It’s the time of year again when we congratulate the current class of graduates. But while they will all receive the same piece of paper, we recognize that for those students who have overcome adversity, the accomplishment means something different. We’d like to take a moment to lift up our own class of graduates:
8 years with RE
Brunswick Job Corps
6 years with RE
Tennessee State University
8 years with RE
7 years with RE
Atlanta Technical College
All of them are long-time members of the RE village. Between them, they received more than $200k in scholarship money. They are different people with different backgrounds, but despite that they all share at least one important distinction: they are all Black boys.
At a glance, this may not seem like a significant distinction, but a recent study by the Yale University Child Center found that from kindergarten through college, Black boys receive harsher punishments, lower grades, and less attention than any other demographic. Not only are Black boys suspended up to five times more often than white students, they are also much more likely to be placed in special education classrooms. 80% of all special education students are either Black or Hispanic.
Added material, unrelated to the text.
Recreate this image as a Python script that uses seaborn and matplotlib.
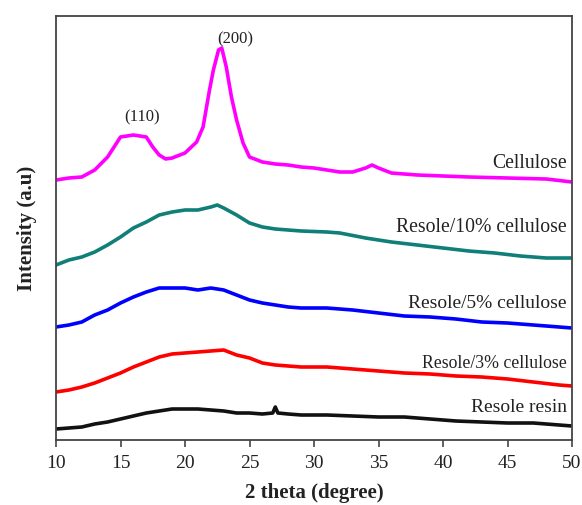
import matplotlib
matplotlib.use("Agg")
import matplotlib.pyplot as plt
import seaborn as sns
import pandas as pd

sns.set_style("white")
plt.rcParams["font.family"] = ["Liberation Serif", "DejaVu Serif"]

# ---- data (intensity in arbitrary units) ----
cell_x = [10, 11, 12, 13, 14, 15, 16, 17, 17.5, 18, 18.5, 19, 20, 20.9, 21.4, 21.9, 22.2, 22.6,
          22.85, 23.2, 23.6, 24, 24.5, 25, 26, 27, 28, 29, 30, 31, 32, 33, 34, 34.5, 35, 36, 37,
          38, 40, 42, 45, 48, 50]
cell_y = [260, 262, 263, 270, 283, 303, 305, 303, 293, 285, 281, 282, 287, 298, 313, 350, 370, 390,
          392, 373, 343, 320, 297, 283, 278, 276, 275, 273, 272, 270, 268, 268, 272, 275, 272, 267, 266,
          265, 264, 263, 262, 261, 258]

c10_x = [10, 11, 12, 13, 14, 15, 16, 17, 18, 19, 20, 21, 22, 22.5, 23, 24, 25, 26, 27, 28, 29,
         31, 32, 34, 36, 38, 40, 42, 44, 46, 48, 50]
c10_y = [175, 180, 183, 188, 195, 203, 212, 218, 225, 228, 230, 230, 233, 235, 232, 225, 217, 213,
         211, 210, 209, 208, 207, 202, 198, 195, 192, 189, 187, 184, 182, 182]

c5_x = [10, 11, 12, 13, 14, 15, 16, 17, 18, 19, 20, 21, 22, 23, 24, 25, 26, 27, 28, 29,
        31, 33, 35, 37, 39, 41, 43, 45, 47, 49, 50]
c5_y = [113, 115, 118, 125, 130, 137, 143, 148, 152, 152, 152, 150, 152, 150, 145, 140, 137, 135,
        133, 132, 132, 130, 127, 124, 123, 121, 118, 117, 115, 113, 112]

c3_x = [10, 11, 12, 13, 14, 15, 16, 17, 18, 19, 20, 21, 22, 23, 24, 25, 26, 27, 28, 29,
        31, 33, 35, 37, 39, 41, 43, 45, 47, 49, 50]
c3_y = [48, 50, 53, 57, 62, 67, 73, 78, 83, 86, 87, 88, 89, 90, 85, 82, 77, 75, 74, 73,
        73, 71, 69, 67, 66, 64, 63, 61, 58, 55, 54]

resin_x = [10, 11, 12, 13, 14, 15, 16, 17, 18, 19, 20, 21, 22, 23, 24, 25, 26, 26.8, 27, 27.2,
           28, 29, 31, 33, 35, 37, 39, 41, 43, 45, 47, 49, 50]
resin_y = [11, 12, 13, 16, 18, 21, 24, 27, 29, 31, 31, 31, 30, 29, 27, 27, 26, 27, 33, 27,
           26, 25, 25, 24, 23, 23, 21, 19, 18, 17, 17, 15, 14]

series_names = ["Cellulose", "Resole/10% cellulose", "Resole/5% cellulose",
                "Resole/3% cellulose", "Resole resin"]
series_x = [cell_x, c10_x, c5_x, c3_x, resin_x]
series_y = [cell_y, c10_y, c5_y, c3_y, resin_y]
colors = ["#ff00ff", "#0f7f78", "#0000ff", "#ff0000", "#111111"]
label_y = [277, 212, 137, 77, 33]
label_size = [14.2, 14.2, 14, 12.8, 14]

peak_labels = ["(110)", "(200)"]
peak_x = [16.7, 23.9]
peak_y = [323, 401]

xticks = [10, 15, 20, 25, 30, 35, 40, 45, 50]

# ---- figure ----
fig = plt.figure(figsize=(5.82, 5.05), dpi=100)
ax = fig.add_axes([56 / 582, 65 / 505, 516 / 582, 424 / 505])

for name, xs, ys, col in zip(series_names, series_x, series_y, colors):
    df = pd.DataFrame({"x": xs, "y": ys})
    sns.lineplot(data=df, x="x", y="y", ax=ax, color=col, linewidth=2.6, sort=False)

txt_col = "#222222"
for name, ly, fs in zip(series_names, label_y, label_size):
    ax.text(49.6, ly, name, ha="right", va="center", fontsize=fs, color=txt_col)
for lab, px, py in zip(peak_labels, peak_x, peak_y):
    ax.text(px, py, lab, ha="center", va="center", fontsize=12, color=txt_col)

ax.set_xlim(10, 50)
ax.set_ylim(0, 424)
ax.set_xticks(xticks)
ax.set_xticklabels([str(t) for t in xticks], fontsize=14, color=txt_col)
ax.set_yticks([])
ax.tick_params(axis="x", direction="out", length=5, width=1.2, color="#444444",
               bottom=True, top=False, pad=6)
for sp in ax.spines.values():
    sp.set_color("#444444")
    sp.set_linewidth(1.3)
ax.set_xlabel("2 theta (degree)", fontsize=15, fontweight="bold", color=txt_col, labelpad=8)
ax.set_ylabel("Intensity (a.u)", fontsize=15, fontweight="bold", color=txt_col, labelpad=14)

fig.savefig("out.png", dpi=100)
Some of these students have legitimate learning disabilities, but many are simply being kicked out of their classrooms by teachers who are unable, don’t know how or are unwilling to take the time to connect with them.
At RE, we recognize that academic achievement is a long game, especially for Black boys. We also recognize that for students who are used to being either singled out or overlooked, respect has to be earned. That’s why our development model places such a heavy emphasis on relationships. Before students are willing to do the work for you, they must see that you’re willing to do the work with them. These four young men are a beautiful example of where that kind of emotional investment can lead.
At RE, we recognize that college is not a part of everyone’s path. For some, it might be trade school, or transitioning directly into the workforce. You don’t develop trust with students by projecting your expectations onto them, you do it by listening and providing the guidance necessary for them to create their own expectations, then holding them accountable.
We’d like to congratulate all of the 2022 graduates. It’s been a difficult few years and you’ve all gone through a lot to get to where you are. We see you. As for our own graduates, we want them to know that the relationship doesn’t stop here. They will always be a part of the RE village, no matter how far they go. We can’t wait to see them take flight.